IMF takes the wind out of the Greek sails, German FinMin speaks warns of Grexit

German Finance Minister Wolfgang Schaeuble and the International Monetary Fund seem to do their best to take the wind out of the Greek government sails. While Prime Minister Samaras and his economic team allegedly prepare taxation cuts, the country’s lenders urge Greeks to continue the so-called “reforms” and even take new austerity measures.
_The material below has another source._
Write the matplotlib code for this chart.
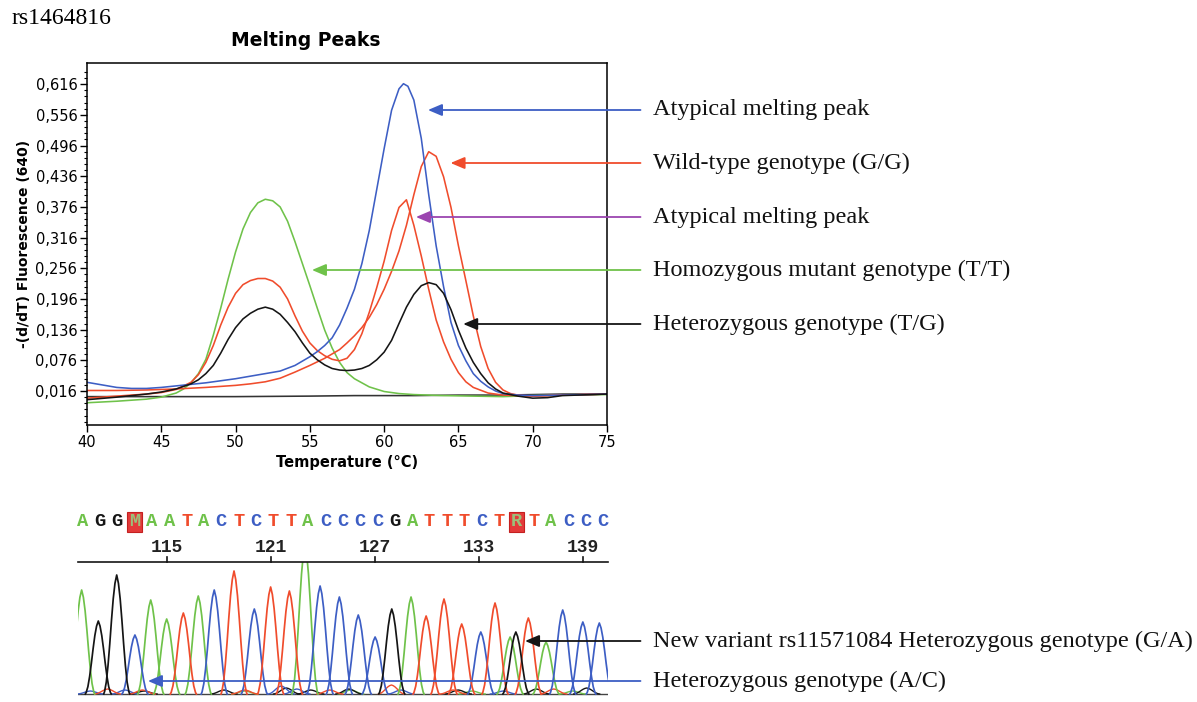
import numpy as np
import matplotlib.pyplot as plt
from matplotlib.ticker import FixedLocator

W, H = 1197, 702

# ---- melting peaks: -(d/dT) fluorescence (640) vs temperature ----
blue_t = [40, 41, 42, 43, 44, 45, 46, 47, 48, 49, 50, 51, 52, 53, 54, 55, 55.5, 56, 56.5, 57,
          57.5, 58, 58.5, 59, 59.5, 60, 60.5, 61, 61.3, 61.6, 62, 62.5, 63, 63.5, 64, 64.5, 65,
          65.5, 66, 66.5, 67, 67.5, 68, 69, 70, 72, 75]
blue_v = [0.033, 0.028, 0.023, 0.021, 0.021, 0.023, 0.026, 0.029, 0.032, 0.036, 0.040, 0.045,
          0.050, 0.055, 0.066, 0.083, 0.093, 0.105, 0.120, 0.145, 0.178, 0.215, 0.265, 0.330,
          0.410, 0.490, 0.565, 0.607, 0.617, 0.612, 0.585, 0.510, 0.400, 0.300, 0.220, 0.150,
          0.105, 0.075, 0.050, 0.035, 0.024, 0.016, 0.011, 0.008, 0.007, 0.008, 0.010]

green_t = [40, 42, 44, 45, 46, 46.5, 47, 47.5, 48, 48.5, 49, 49.5, 50, 50.5, 51, 51.5, 52, 52.5,
           53, 53.5, 54, 54.5, 55, 55.5, 56, 56.5, 57, 57.5, 58, 59, 60, 61, 62, 64, 66, 68, 70,
           72, 75]
green_v = [-0.007, -0.004, 0.000, 0.004, 0.012, 0.020, 0.032, 0.050, 0.078, 0.125, 0.178, 0.235,
           0.288, 0.333, 0.365, 0.384, 0.391, 0.388, 0.376, 0.348, 0.308, 0.265, 0.222, 0.178,
           0.135, 0.100, 0.072, 0.052, 0.040, 0.024, 0.015, 0.011, 0.009, 0.007, 0.006, 0.005,
           0.007, 0.008, 0.009]

red_wt_t = [40, 42, 44, 46, 48, 50, 51, 52, 53, 54, 55, 56, 57, 57.5, 58, 58.5, 59, 59.5, 60,
            60.5, 61, 61.5, 62, 62.5, 63, 63.5, 64, 64.5, 65, 65.5, 66, 66.5, 67, 67.5, 68, 68.5,
            69, 70, 72, 75]
red_wt_v = [0.017, 0.017, 0.018, 0.020, 0.023, 0.027, 0.030, 0.034, 0.041, 0.053, 0.066, 0.080,
            0.097, 0.110, 0.124, 0.140, 0.160, 0.185, 0.215, 0.250, 0.290, 0.340, 0.400, 0.455,
            0.484, 0.475, 0.435, 0.375, 0.300, 0.232, 0.163, 0.103, 0.060, 0.033, 0.018, 0.011,
            0.008, 0.006, 0.008, 0.010]

red_at_t = [40, 42, 44, 45, 46, 47, 47.5, 48, 48.5, 49, 49.5, 50, 50.5, 51, 51.5, 52, 52.5, 53,
            53.5, 54, 54.5, 55, 55.5, 56, 56.5, 57, 57.5, 58, 58.5, 59, 59.5, 60, 60.5, 61, 61.5,
            62, 62.5, 63, 63.5, 64, 64.5, 65, 65.5, 66, 67, 68, 70, 72, 75]
red_at_v = [0.002, 0.006, 0.010, 0.013, 0.019, 0.033, 0.048, 0.072, 0.105, 0.145, 0.180, 0.207,
            0.224, 0.232, 0.236, 0.236, 0.231, 0.219, 0.196, 0.163, 0.133, 0.110, 0.095, 0.085,
            0.078, 0.075, 0.080, 0.097, 0.128, 0.170, 0.218, 0.270, 0.330, 0.375, 0.390, 0.340,
            0.280, 0.215, 0.155, 0.112, 0.078, 0.052, 0.034, 0.023, 0.012, 0.008, 0.006, 0.008,
            0.010]

black_t = [40, 42, 44, 45, 46, 47, 47.5, 48, 48.5, 49, 49.5, 50, 50.5, 51, 51.5, 52, 52.5, 53,
           53.5, 54, 54.5, 55, 55.5, 56, 56.5, 57, 57.5, 58, 58.5, 59, 59.5, 60, 60.5, 61, 61.5,
           62, 62.5, 63, 63.5, 64, 64.5, 65, 65.5, 66, 66.5, 67, 67.5, 68, 69, 70, 71, 72, 75]
black_v = [-0.001, 0.004, 0.010, 0.014, 0.020, 0.030, 0.038, 0.050, 0.066, 0.090, 0.117, 0.140,
           0.157, 0.168, 0.176, 0.180, 0.176, 0.166, 0.150, 0.132, 0.110, 0.090, 0.077, 0.067,
           0.060, 0.057, 0.056, 0.057, 0.060, 0.066, 0.077, 0.092, 0.115, 0.148, 0.180, 0.205,
           0.222, 0.228, 0.224, 0.207, 0.175, 0.135, 0.100, 0.072, 0.050, 0.032, 0.020, 0.012,
           0.006, 0.002, 0.003, 0.007, 0.010]

ctrl_t = [40, 45, 50, 55, 58, 60, 62, 65, 68, 70, 72, 75]
ctrl_v = [0.005, 0.005, 0.005, 0.006, 0.007, 0.007, 0.007, 0.008, 0.008, 0.009, 0.010, 0.010]

y_ticks = [0.016, 0.076, 0.136, 0.196, 0.256, 0.316, 0.376, 0.436, 0.496, 0.556, 0.616]
y_tick_labels = ['0,016', '0,076', '0,136', '0,196', '0,256', '0,316', '0,376', '0,436',
                 '0,496', '0,556', '0,616']
x_ticks = [40, 45, 50, 55, 60, 65, 70, 75]

# ---- sequencing chromatogram (base position, peak height) ----
sequence = 'AGGMAATACTCTTACCCCGATTTCTRTACCC'
seq_start = 110
ruler_ticks = [115, 121, 127, 133, 139]

peaks_A_pos = [110.10, 114.08, 115.00, 116.82, 122.97, 129.08, 134.79, 136.86]
peaks_A_h = [104, 94, 75, 98, 150, 97, 57, 52]
peaks_G_pos = [111.06, 112.12, 127.97, 135.12]
peaks_G_h = [73, 119, 85, 62]
peaks_C_pos = [113.17, 117.74, 120.05, 123.84, 124.95, 126.04, 127.01, 133.10, 137.82, 138.98, 139.93]
peaks_C_h = [59, 104, 85, 108, 97, 79, 57, 62, 84, 72, 71]
peaks_T_pos = [115.96, 118.88, 120.99, 122.07, 129.95, 130.98, 132.00, 133.92, 135.84]
peaks_T_h = [81, 123, 107, 103, 78, 95, 70, 91, 76]

noise_T_pos = [111.6, 113.6, 119.5, 124.4, 127.95, 131.5, 137.3]
noise_T_h = [5, 4, 4, 4, 9, 4, 5]
noise_C_pos = [110.6, 112.6, 121.6, 122.5, 128.5, 134.4]
noise_C_h = [3, 4, 8, 5, 4, 3]
noise_G_pos = [113.7, 118.3, 121.9, 123.3, 125.5, 131.8, 136.3, 139.2]
noise_G_h = [3, 4, 6, 4, 5, 4, 5, 6]
noise_A_pos = [119.5, 125.6, 132.6, 138.4]
noise_A_h = [3, 4, 3, 3]

# shape of a single trace peak (offset in bases, fraction of height)
peak_offsets = [-0.75, -0.7, -0.6, -0.5, -0.4, -0.3, -0.2, -0.1, 0.0,
                0.1, 0.2, 0.3, 0.4, 0.5, 0.6, 0.7, 0.75]
peak_profile = [0.0, 0.02, 0.10, 0.24, 0.42, 0.62, 0.80, 0.93, 1.0,
                0.93, 0.80, 0.62, 0.42, 0.24, 0.10, 0.02, 0.0]

BLUE = '#3d5ec4'
RED = '#f04c2c'
GREEN = '#6fc24a'
BLACK = '#151515'
PURPLE = '#9b45b0'
base_colors = {'A': GREEN, 'G': BLACK, 'C': BLUE, 'T': RED}

SERIF = 'Liberation Serif'


def fx(px):
    return px / W


def fy(py):
    return 1 - py / H


fig = plt.figure(figsize=(W / 100, H / 100), dpi=100)

# ---------------- melting peaks ----------------
ax = fig.add_axes([fx(87), fy(425), (607 - 87) / W, (425 - 63) / H])
lw = 1.15
ax.plot(ctrl_t, ctrl_v, color='#333333', lw=lw)
ax.plot(green_t, green_v, color=GREEN, lw=lw)
ax.plot(red_wt_t, red_wt_v, color=RED, lw=lw)
ax.plot(red_at_t, red_at_v, color=RED, lw=lw)
ax.plot(blue_t, blue_v, color=BLUE, lw=lw)
ax.plot(black_t, black_v, color=BLACK, lw=lw)

ax.set_xlim(40, 75)
ax.set_ylim(-0.0505, 0.6575)
ax.yaxis.set_major_locator(FixedLocator(y_ticks))
ax.set_yticklabels(y_tick_labels)
ax.yaxis.set_minor_locator(FixedLocator(np.arange(-0.044, 0.65, 0.012)))
ax.set_xticks(x_ticks)
ax.tick_params(axis='both', which='major', direction='out', length=5, width=1,
               labelsize=10.5, pad=2)
ax.tick_params(axis='y', which='minor', direction='out', length=2.5, width=0.8)
for s in ax.spines.values():
    s.set_linewidth(1.1)
ax.set_xlabel('Temperature (°C)', fontsize=10.5, fontweight='bold', labelpad=4)
ax.set_ylabel('-(d/dT) Fluorescence (640)', fontsize=10, fontweight='bold', labelpad=3)

fig.text(fx(306), fy(40), 'Melting Peaks', ha='center', va='center',
         fontsize=13.5, fontweight='heavy')
fig.text(fx(12), fy(19), 'rs1464816', ha='left', va='center', fontsize=17, family=SERIF)

arrow_style = '-|>,head_length=0.85,head_width=0.36'
# arrow tip: temperature (data) and row height (figure pixels from top)
notes = [
    ('Atypical melting peak', 62.95, 110, BLUE),
    ('Wild-type genotype (G/G)', 64.47, 163, RED),
    ('Atypical melting peak', 62.14, 217, PURPLE),
    ('Homozygous mutant genotype (T/T)', 55.14, 270, GREEN),
    ('Heterozygous genotype (T/G)', 65.32, 324, BLACK),
]
for label, xt, ty, c in notes:
    ax.annotate(label, xy=(xt, H - ty), xycoords=('data', 'figure pixels'),
                xytext=(653, H - ty), textcoords='figure pixels', ha='left', va='center',
                fontsize=17.5, family=SERIF, color='#111111',
                arrowprops=dict(arrowstyle=arrow_style, mutation_scale=10, color=c,
                                lw=1.3, shrinkA=7, shrinkB=0, relpos=(0, 0.5)),
                annotation_clip=False)

# ---------------- chromatogram ----------------
cx = fig.add_axes([fx(78), fy(698), (608 - 78) / W, (698 - 562) / H])
cx.set_xlim(109.89, 140.43)
cx.set_ylim(-4, 132)
cx.axis('off')

cx.plot([109.89, 140.43], [0, 0], color='#444444', lw=1.0, zorder=1)


def draw_peaks(pos, heights, color, lw_=1.25):
    for p, h in zip(pos, heights):
        xs = [p + o for o in peak_offsets]
        ys = [h * f for f in peak_profile]
        cx.plot(xs, ys, color=color, lw=lw_, zorder=2)


draw_peaks(noise_A_pos, noise_A_h, GREEN, 1.0)
draw_peaks(noise_G_pos, noise_G_h, BLACK, 1.0)
draw_peaks(noise_C_pos, noise_C_h, BLUE, 1.0)
draw_peaks(noise_T_pos, noise_T_h, RED, 1.0)
draw_peaks(peaks_A_pos, peaks_A_h, GREEN)
draw_peaks(peaks_C_pos, peaks_C_h, BLUE)
draw_peaks(peaks_T_pos, peaks_T_h, RED)
draw_peaks(peaks_G_pos, peaks_G_h, BLACK)

# ruler with position numbers
cx.plot([109.89, 140.43], [132, 132], color=BLACK, lw=1.2, clip_on=False)
for t in ruler_ticks:
    cx.plot([t, t], [132, 137], color=BLACK, lw=1.2, clip_on=False)
    cx.text(t, 147, str(t), ha='center', va='center', fontsize=13,
            family='Liberation Mono', fontweight='bold', color='#222222')

# base calls
for i, b in enumerate(sequence):
    xb = seq_start + i + 0.15
    if b in base_colors:
        cx.text(xb, 172, b, ha='center', va='center', fontsize=13.5,
                family='Liberation Mono', fontweight='bold', color=base_colors[b])
    else:
        cx.text(xb, 172, b, ha='center', va='center', fontsize=13.5,
                family='Liberation Mono', fontweight='bold', color='#9cc07a',
                bbox=dict(boxstyle='square,pad=0.1', facecolor='#e33a3a',
                          edgecolor='#c42020', lw=0.8))

chrom_notes = [
    ('New variant rs11571084 Heterozygous genotype (G/A)', 135.65, 641, BLACK),
    ('Heterozygous genotype (A/C)', 113.92, 681, BLUE),
]
for label, xt, ty, c in chrom_notes:
    cx.annotate(label, xy=(xt, H - ty), xycoords=('data', 'figure pixels'),
                xytext=(653, H - ty), textcoords='figure pixels', ha='left', va='center',
                fontsize=17.5, family=SERIF, color='#111111',
                arrowprops=dict(arrowstyle=arrow_style, mutation_scale=10, color=c,
                                lw=1.3, shrinkA=7, shrinkB=0, relpos=(0, 0.5)),
                annotation_clip=False)

fig.savefig('out.png', dpi=100)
At the same time, the issue of  a third bailout package comes back even though the German Finance Minister puts it below ten billion euro.

Speaking to German weekly Focus, Wolfgang Schaeuble also brought back on the agenda the notorious Grexit stressing that if Greece wants to remain in the euro, the reform process is essential.

“In 2022, according to the troika’s forecasts, Greece’s debt will reach a level that can be described as sustainable so it may be that Greece will need to make use of limited aid again,” the magazine quotes Schaeuble as saying in an advance extract of an interview due to be published on Monday.

He said the granting of a third aid package was conditional on Greece continuing to meet the terms set by its “troika” of international lenders – the International Monetary Fund, the European Commission and the European Central Bank.

Such a package would be a “much smaller sum than in the first two programmes – so more like a one-digit billion amount,” he said. (Reuters)

An angry Greek Finance Ministry issued a statement commenting on Schauble’s Grexit visions and arguing among others that:

“The question of the participation of Greece in the Eurozone has been answered definitively and irrevocably, and having passed through the economies and bloody sacrifices of the Greek people.

Greece follows the path of those reforms in benefit of the Greek people, namely increasing the national product, opening new jobs and reduce consumer prices, thus facilitating its access to international capital markets without the need for new loan agreements and austerity measures.

However it was also the IMF  that pointed at the need of additional aid to Greece, when it approved the 3.41-billion-euro bailout tranche last Friday. The IMF warns Greeks that they have to continue the path of the strict austerity.

Greece and its lenders seem to disagree on the fiscal gap as well.

euro Greece1

stormy euro waters…

 

PS Since 2010 Greece has received two bailouts totaling 240 billion euro – so what will the difference be for the economically drained Greeks to owe 10 billion more?